◆ What the task requires ◆
Begin with the first line and repeat exactly through the line containing "const y = d3.scaleLinear().domain([30, 100]).range([404, 21]);"; leave every image out.

◆ Provided data ◆
=-=-=

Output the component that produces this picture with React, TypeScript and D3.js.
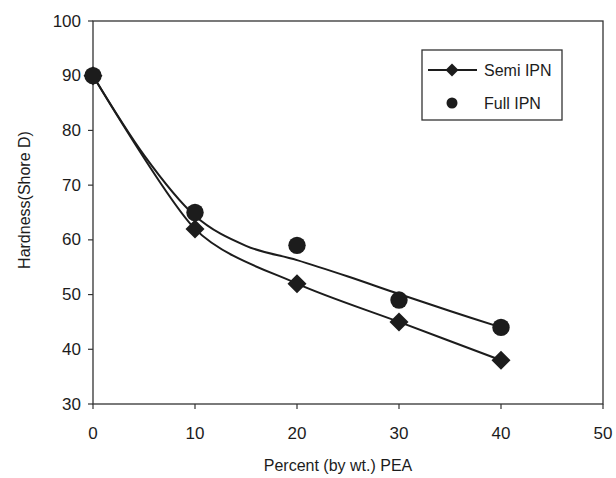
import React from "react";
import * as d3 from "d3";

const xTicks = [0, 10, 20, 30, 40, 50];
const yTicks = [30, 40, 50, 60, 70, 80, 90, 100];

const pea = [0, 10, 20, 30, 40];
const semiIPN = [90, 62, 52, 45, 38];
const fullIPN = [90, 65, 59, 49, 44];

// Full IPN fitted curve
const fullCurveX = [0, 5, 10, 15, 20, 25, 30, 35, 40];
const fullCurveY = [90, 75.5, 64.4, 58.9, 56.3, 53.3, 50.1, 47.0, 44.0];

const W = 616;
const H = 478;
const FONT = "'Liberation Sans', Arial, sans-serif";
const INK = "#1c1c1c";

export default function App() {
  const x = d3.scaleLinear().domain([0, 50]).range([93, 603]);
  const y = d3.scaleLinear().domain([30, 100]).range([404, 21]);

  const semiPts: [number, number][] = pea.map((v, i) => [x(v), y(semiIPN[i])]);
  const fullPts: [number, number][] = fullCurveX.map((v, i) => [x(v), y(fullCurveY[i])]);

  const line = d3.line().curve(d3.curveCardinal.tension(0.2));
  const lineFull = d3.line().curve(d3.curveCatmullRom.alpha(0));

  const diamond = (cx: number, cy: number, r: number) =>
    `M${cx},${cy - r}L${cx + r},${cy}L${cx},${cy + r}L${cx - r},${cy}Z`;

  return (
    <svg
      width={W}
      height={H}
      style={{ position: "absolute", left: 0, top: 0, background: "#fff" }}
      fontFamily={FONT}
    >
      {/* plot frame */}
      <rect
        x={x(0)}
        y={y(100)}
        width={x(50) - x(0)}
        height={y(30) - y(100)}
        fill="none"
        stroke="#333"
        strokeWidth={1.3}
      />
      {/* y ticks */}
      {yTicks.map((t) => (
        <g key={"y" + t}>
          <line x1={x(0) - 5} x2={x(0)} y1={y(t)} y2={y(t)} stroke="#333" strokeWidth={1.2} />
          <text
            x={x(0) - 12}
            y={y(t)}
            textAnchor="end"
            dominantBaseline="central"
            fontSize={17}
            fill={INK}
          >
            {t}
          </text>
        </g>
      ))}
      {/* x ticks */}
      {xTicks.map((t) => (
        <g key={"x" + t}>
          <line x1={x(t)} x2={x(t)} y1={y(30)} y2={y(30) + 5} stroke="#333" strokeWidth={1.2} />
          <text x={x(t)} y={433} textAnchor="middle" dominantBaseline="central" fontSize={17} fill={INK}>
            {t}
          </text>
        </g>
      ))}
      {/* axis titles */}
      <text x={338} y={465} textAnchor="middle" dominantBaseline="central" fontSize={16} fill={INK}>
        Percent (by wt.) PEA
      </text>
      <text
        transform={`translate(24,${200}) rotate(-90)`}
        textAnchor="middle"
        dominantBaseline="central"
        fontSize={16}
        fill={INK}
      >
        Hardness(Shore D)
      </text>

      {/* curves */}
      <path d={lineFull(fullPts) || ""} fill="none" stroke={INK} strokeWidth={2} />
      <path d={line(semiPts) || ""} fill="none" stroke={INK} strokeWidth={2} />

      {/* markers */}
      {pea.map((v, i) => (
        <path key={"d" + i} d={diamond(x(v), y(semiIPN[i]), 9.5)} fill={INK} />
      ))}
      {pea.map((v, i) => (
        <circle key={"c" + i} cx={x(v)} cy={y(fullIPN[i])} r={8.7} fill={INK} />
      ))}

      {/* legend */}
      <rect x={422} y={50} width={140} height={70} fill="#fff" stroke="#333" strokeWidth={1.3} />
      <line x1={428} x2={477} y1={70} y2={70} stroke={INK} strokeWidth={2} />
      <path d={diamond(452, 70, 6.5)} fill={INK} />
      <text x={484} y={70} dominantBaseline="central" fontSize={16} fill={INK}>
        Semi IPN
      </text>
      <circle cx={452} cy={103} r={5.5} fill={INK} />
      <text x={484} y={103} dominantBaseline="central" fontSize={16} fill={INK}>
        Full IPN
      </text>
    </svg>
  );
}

=-=-=

◆ Task solution ◆
Output the component that produces this picture with React, TypeScript and D3.js.
import React from "react";
import * as d3 from "d3";

const xTicks = [0, 10, 20, 30, 40, 50];
const yTicks = [30, 40, 50, 60, 70, 80, 90, 100];

const pea = [0, 10, 20, 30, 40];
const semiIPN = [90, 62, 52, 45, 38];
const fullIPN = [90, 65, 59, 49, 44];

// Full IPN fitted curve
const fullCurveX = [0, 5, 10, 15, 20, 25, 30, 35, 40];
const fullCurveY = [90, 75.5, 64.4, 58.9, 56.3, 53.3, 50.1, 47.0, 44.0];

const W = 616;
const H = 478;
const FONT = "'Liberation Sans', Arial, sans-serif";
const INK = "#1c1c1c";

export default function App() {
  const x = d3.scaleLinear().domain([0, 50]).range([93, 603]);
  const y = d3.scaleLinear().domain([30, 100]).range([404, 21]);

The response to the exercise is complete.